If you want to benchmark Site Speed, more number of samples and randomness on measurement system will always help. I always believe that minimum 2000 samples, per url per location per bandwidth is a good number to baseline site speed. The margin of error in such cases is mostly less than 5%. However, the best way to baseline site speed, is to benchmark using real user measurement (RUM). These systems measure speed for real conditions of users and hence are the most accurate.

We do not have time and resources to fix the performance issues

Most engineering teams will face this dilemma about not having enough time and resources to put on site speed speed optimization. This is where the features and changes will take the priority. The performance problem will never be fixed.

We always wonder what type of company is that, which builds awesome products, but allows the users to bounce off, engagement to drop off and the revenue to go down. Thus on one side, they open water tap to fill the bucket, but allow the bucket to have a big hole 

Site Speed should always be the best practices of the engineering teams. the moment some one learns to code, he/she should also learn about writing efficient code. Thus, the Site Speed should not be an afterthought, but it should be part of the daily work of the developers, the QA and all related people. There are bunch of site speed best practices available like Google Pagespeed which needs to be followed while doing development.

We will look into the Site Speed once the product is launched

This is another common excuse we have heard from time to time. Only in a handful number of cases, the site speed issues will be fixed after launch. There are two problems to this approach. It is very costly to fix any issues in the production environment than in the developer environment. Thus you are associating a greater cost to the Site Speed fixes. Another problem is of the online reputation. When the product is launched, most users will come to the product out of curiosity or through some marketing efforts. Remember this, first impression is always a last impression. A proven study states that 57% of the online users will abandon the site if it takes more than 3 seconds to load. 80% of these users will not return. Almost half of it will go on telling others about their negative experience. Thus you lose the advantage of launching first in the market.

Do not treat Site Speed as afterthought. It needs to be given careful consideration right at the time of design and the development.

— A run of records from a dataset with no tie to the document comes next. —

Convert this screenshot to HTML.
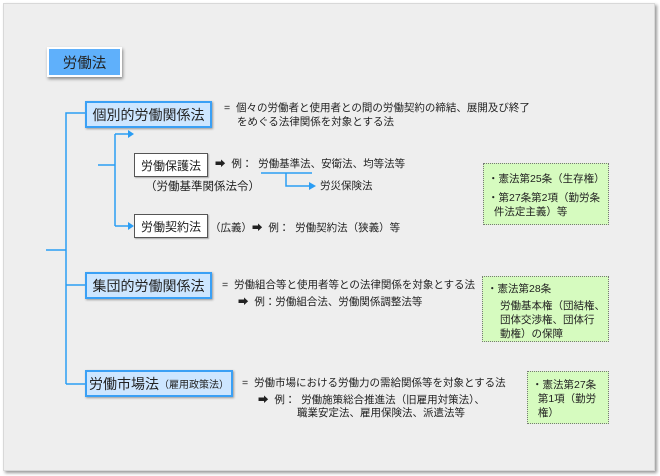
<!DOCTYPE html>
<html><head><meta charset="utf-8"><style>
body{margin:0;width:660px;height:476px;background:#fff;position:relative;overflow:hidden;font-family:"Liberation Sans","Noto Sans CJK JP",sans-serif;color:#222}
.panel{position:absolute;left:3px;top:3px;width:650px;height:466px;background:#eeeeee;border:1px solid #d8d8d8;box-shadow:2px 2px 3px #999}
.t{position:absolute;font-size:10.5px;white-space:nowrap;line-height:14px}
.box{position:absolute;box-sizing:border-box;display:flex;align-items:center;justify-content:center;white-space:nowrap}
.blue{background:#cde6ff;border:2px solid #3aa0f5;font-size:14px;box-shadow:1px 1px 2px #999}
.white{background:#fff;border:1px solid #555;font-size:12px;box-shadow:1px 1px 1px #aaa}
.green{position:absolute;box-sizing:border-box;background:#d6fbbf;border:1px dotted #777;font-size:10.5px;line-height:14px;padding:6px 4px;white-space:nowrap}
</style></head><body>
<div class="panel"></div>
<div class="box" style="left:47px;top:47px;width:75px;height:30px;background:#5fb0fb;border:2px solid #fff;box-shadow:1px 2px 3px #888;font-size:14.5px;">労働法</div>
<svg style="position:absolute;left:0;top:0" width="660" height="476">
<g stroke="#2a9df4" stroke-width="1.5" fill="none">
<path d="M46 250H66M66 384V113H85M66 285H85M66 384H85"/>
<path d="M98 165H115M115 134V226M115 134H128M115 226H128"/>
<path d="M261 173H312M286 173V186H310"/>
</g>
<g fill="#2a9df4">
<path d="M128 130L134 134L128 138Z"/><path d="M128 222L134 226L128 230Z"/><path d="M309 182L316 186L309 190Z"/>
</g>
</svg>
<div class="box blue" style="left:85px;top:101px;width:127px;height:27px">個別的労働関係法</div>
<div class="t" style="left:224px;top:101px">=&nbsp; 個々の労働者と使用者との間の労働契約の締結、展開及び終了</div>
<div class="t" style="left:237px;top:115px">をめぐる法律関係を対象とする法</div>
<div class="box white" style="left:134px;top:153px;width:74px;height:24px">労働保護法</div>
<div class="t" style="left:215px;top:157px">➡&nbsp; 例：&nbsp; 労働基準法、安衛法、均等法等</div>
<div class="t" style="left:320px;top:179px">労災保険法</div>
<div class="t" style="left:145px;top:180px;font-size:11.5px">（労働基準関係法令）</div>
<div class="box white" style="left:134px;top:214px;width:74px;height:24px">労働契約法</div>
<div class="t" style="left:210px;top:221px">（広義）➡&nbsp; 例：&nbsp; 労働契約法（狭義）等</div>
<div class="green" style="left:483px;top:163px;width:126px;height:62px;padding-top:8px">・憲法第25条（生存権）<div style="margin-top:5px">・第27条第2項（勤労条<br>&nbsp;&nbsp;件法定主義）等</div></div>
<div class="box blue" style="left:85px;top:272px;width:127px;height:27px">集団的労働関係法</div>
<div class="t" style="left:222px;top:278px">=&nbsp; 労働組合等と使用者等との法律関係を対象とする法</div>
<div class="t" style="left:238px;top:295px">➡&nbsp; 例：労働組合法、労働関係調整法等</div>
<div class="green" style="left:482px;top:276px;width:127px;height:66px;padding-top:5px">・憲法第28条<br><div style="padding-left:13px;margin-top:3px">労働基本権（団結権、<br>団体交渉権、団体行<br>動権）の保障</div></div>
<div class="box blue" style="left:85px;top:370px;width:148px;height:27px">労働市場法<span style="font-size:10px">（雇用政策法）</span></div>
<div class="t" style="left:242px;top:376px">=&nbsp; 労働市場における労働力の需給関係等を対象とする法</div>
<div class="t" style="left:258px;top:393px">➡&nbsp; 例：&nbsp; 労働施策総合推進法（旧雇用対策法）、</div>
<div class="t" style="left:297px;top:406px">職業安定法、雇用保険法、派遣法等</div>
<div class="green" style="left:527px;top:371px;width:82px;height:53px;padding-top:6px">・憲法第27条<br>&nbsp;&nbsp;第1項（勤労<br>&nbsp;&nbsp;権）</div>
</body></html>
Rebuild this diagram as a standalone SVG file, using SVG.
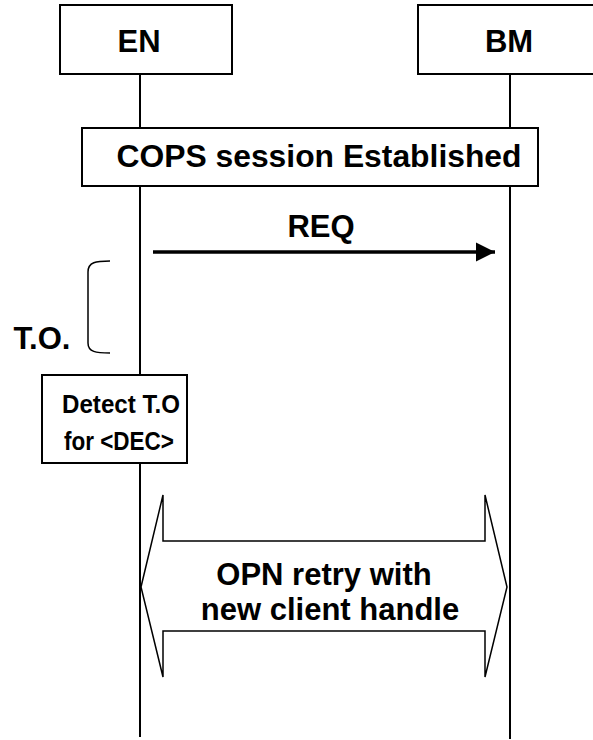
<svg xmlns="http://www.w3.org/2000/svg" width="593" height="740" viewBox="0 0 593 740">
  <style>
    .box { fill: #fff; stroke: #000; stroke-width: 2; }
    .life { stroke: #000; stroke-width: 2; fill: none; }
    .thin { fill: #fff; stroke: #000; stroke-width: 1.5; stroke-linejoin: miter; }
    .lbl { font-family: "Liberation Sans", Arial, Helvetica, sans-serif; font-weight: bold; font-size: 31px; fill: #000; text-anchor: middle; }
    .small { font-size: 25px; }
  </style>
  <defs>
    <marker id="head" viewBox="0 0 10 10" refX="10" refY="5" markerWidth="5.5" markerHeight="5.5" markerUnits="strokeWidth" orient="auto">
      <path d="M0,0 L10,5 L0,10 Z" fill="#000"/>
    </marker>
  </defs>

  <!-- lifelines and the REQ message -->
  <g id="connectors">
    <line class="life" x1="140" y1="74" x2="140" y2="737"/>
    <line class="life" x1="510" y1="74" x2="510" y2="739"/>
    <line x1="153" y1="252" x2="495" y2="252" stroke="#000" stroke-width="3.5" marker-end="url(#head)"/>
    <text class="lbl" x="321" y="237">REQ</text>
  </g>

  <g id="node-en">
    <rect class="box" x="60" y="5" width="172" height="69"/>
    <text class="lbl" x="139" y="52">EN</text>
  </g>

  <g id="node-bm">
    <rect class="box" x="418" y="5" width="190" height="69"/>
    <text class="lbl" x="509" y="52">BM</text>
  </g>

  <g id="node-cops">
    <rect class="box" x="82" y="128" width="456" height="58"/>
    <text class="lbl" x="319" y="167" textLength="405" lengthAdjust="spacingAndGlyphs">COPS session Established</text>
  </g>

  <!-- timeout bracket -->
  <g id="node-timeout">
    <path d="M110,261 C96,261 88,262 88,272 L88,343 C88,352 96,353 110,353" fill="none" stroke="#000" stroke-width="1.5"/>
    <text class="lbl" x="42" y="349">T.O.</text>
  </g>

  <g id="node-detect">
    <rect class="box" x="42" y="375" width="145" height="88"/>
    <text class="lbl small" x="121" y="413" textLength="118" lengthAdjust="spacingAndGlyphs">Detect T.O</text>
    <text class="lbl small" x="119" y="450" textLength="110" lengthAdjust="spacingAndGlyphs">for &lt;DEC&gt;</text>
  </g>

  <!-- two-way block arrow -->
  <g id="node-opn">
    <path class="thin" d="M141,587 L163,495 L163,541 L485,541 L485,495 L507,587 L485,677 L485,631 L163,631 L163,677 Z"/>
    <text class="lbl" x="324" y="585">OPN retry with</text>
    <text class="lbl" x="330" y="620">new client handle</text>
  </g>
</svg>
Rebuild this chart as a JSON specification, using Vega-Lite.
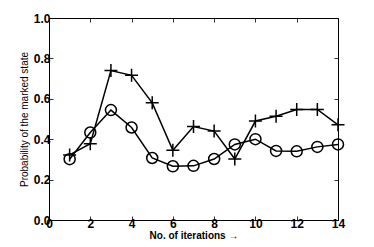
{
  "$schema": "https://vega.github.io/schema/vega-lite/v6.json",
  "width": 289,
  "height": 202,
  "autosize": "none",
  "padding": {"left": 49, "top": 18, "right": 36, "bottom": 27},
  "background": "white",
  "config": {
    "view": {"stroke": "black", "strokeWidth": 1},
    "font": "Liberation Sans",
    "axis": {
      "domain": false,
      "grid": false,
      "ticks": true,
      "tickSize": -4,
      "tickColor": "black",
      "tickWidth": 0.8,
      "labelFont": "Liberation Sans",
      "labelFontWeight": "bold",
      "labelFontSize": 12,
      "labelColor": "black",
      "titleColor": "black",
      "titleFont": "Liberation Sans"
    }
  },
  "data": {
    "values": [
      {"it": 1, "series": "plus", "p": 0.322},
      {"it": 2, "series": "plus", "p": 0.378},
      {"it": 3, "series": "plus", "p": 0.740},
      {"it": 4, "series": "plus", "p": 0.716},
      {"it": 5, "series": "plus", "p": 0.580},
      {"it": 6, "series": "plus", "p": 0.345},
      {"it": 7, "series": "plus", "p": 0.463},
      {"it": 8, "series": "plus", "p": 0.440},
      {"it": 9, "series": "plus", "p": 0.302},
      {"it": 10, "series": "plus", "p": 0.490},
      {"it": 11, "series": "plus", "p": 0.514},
      {"it": 12, "series": "plus", "p": 0.547},
      {"it": 13, "series": "plus", "p": 0.547},
      {"it": 14, "series": "plus", "p": 0.471},
      {"it": 1, "series": "circle", "p": 0.301},
      {"it": 2, "series": "circle", "p": 0.433},
      {"it": 3, "series": "circle", "p": 0.544},
      {"it": 4, "series": "circle", "p": 0.458},
      {"it": 5, "series": "circle", "p": 0.307},
      {"it": 6, "series": "circle", "p": 0.266},
      {"it": 7, "series": "circle", "p": 0.268},
      {"it": 8, "series": "circle", "p": 0.302},
      {"it": 9, "series": "circle", "p": 0.374},
      {"it": 10, "series": "circle", "p": 0.400},
      {"it": 11, "series": "circle", "p": 0.342},
      {"it": 12, "series": "circle", "p": 0.340},
      {"it": 13, "series": "circle", "p": 0.362},
      {"it": 14, "series": "circle", "p": 0.374}
    ]
  },
  "encoding": {
    "x": {"field": "it", "type": "quantitative", "scale": {"domain": [0, 14], "nice": false, "zero": false}},
    "y": {"field": "p", "type": "quantitative", "scale": {"domain": [0, 1], "nice": false}}
  },
  "layer": [
    {
      "mark": {"type": "line", "color": "black", "strokeWidth": 1.5},
      "encoding": {
        "detail": {"field": "series"},
        "x": {"field": "it", "type": "quantitative",
          "axis": {"orient": "bottom", "values": [0, 2, 4, 6, 8, 10, 12, 14], "title": "No. of iterations \u2192", "titleFontSize": 10, "titleFontWeight": "bold", "titlePadding": 1, "labelPadding": 2, "labelFlush": false}},
        "y": {"field": "p", "type": "quantitative",
          "axis": {"orient": "left", "values": [0, 0.2, 0.4, 0.6, 0.8, 1.0], "format": ".1f", "title": "Probability of the marked state", "titleFontSize": 10, "titleFontWeight": "normal", "titlePadding": 4, "labelPadding": 3, "labelFlush": false}}
      }
    },
    {
      "transform": [{"filter": "datum.series == 'plus'"}],
      "mark": {"type": "point", "shape": "M-1,0L1,0M0,-1L0,1", "filled": false, "color": "black", "strokeWidth": 1.5, "size": 169, "opacity": 1},
      "encoding": {
        "x": {"field": "it", "type": "quantitative",
          "axis": {"orient": "top", "values": [0, 2, 4, 6, 8, 10, 12, 14], "labels": false, "title": null}},
        "y": {"field": "p", "type": "quantitative",
          "axis": {"orient": "right", "values": [0, 0.2, 0.4, 0.6, 0.8, 1.0], "labels": false, "title": null}}
      }
    },
    {
      "transform": [{"filter": "datum.series == 'circle'"}],
      "mark": {"type": "point", "shape": "circle", "filled": false, "color": "black", "strokeWidth": 1.5, "size": 121, "opacity": 1},
      "encoding": {
        "x": {"field": "it", "type": "quantitative", "axis": null},
        "y": {"field": "p", "type": "quantitative", "axis": null}
      }
    }
  ],
  "resolve": {"axis": {"x": "independent", "y": "independent"}}
}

No matter what we fix, we do not see Speed Improvement

This is a real problem in the performance community. The engineers will try to fix the problems but do not see the impact on the metrics. This happens when developers try to fix something which will not have sizable impact on the Site Speed.

Fixing a back-end issue is most likely to resolve the scalability problem than the Site Speed Issue. Similarly fixing anything post onload or below the fold, is going to have negligible impact on the Site Speed. Once the developers go through such cases, they lose the motivation to fix performance issues further.

The way to fix this problem, is to prioritize performance fixes based on the impact of the task.

Conclusion

No matter what excuses you hear, they are real. They need to be handled carefully and the Site Speed Improvement needs to happen continuously. That will definitely help you improve the user engagement, retain users, increase revenue.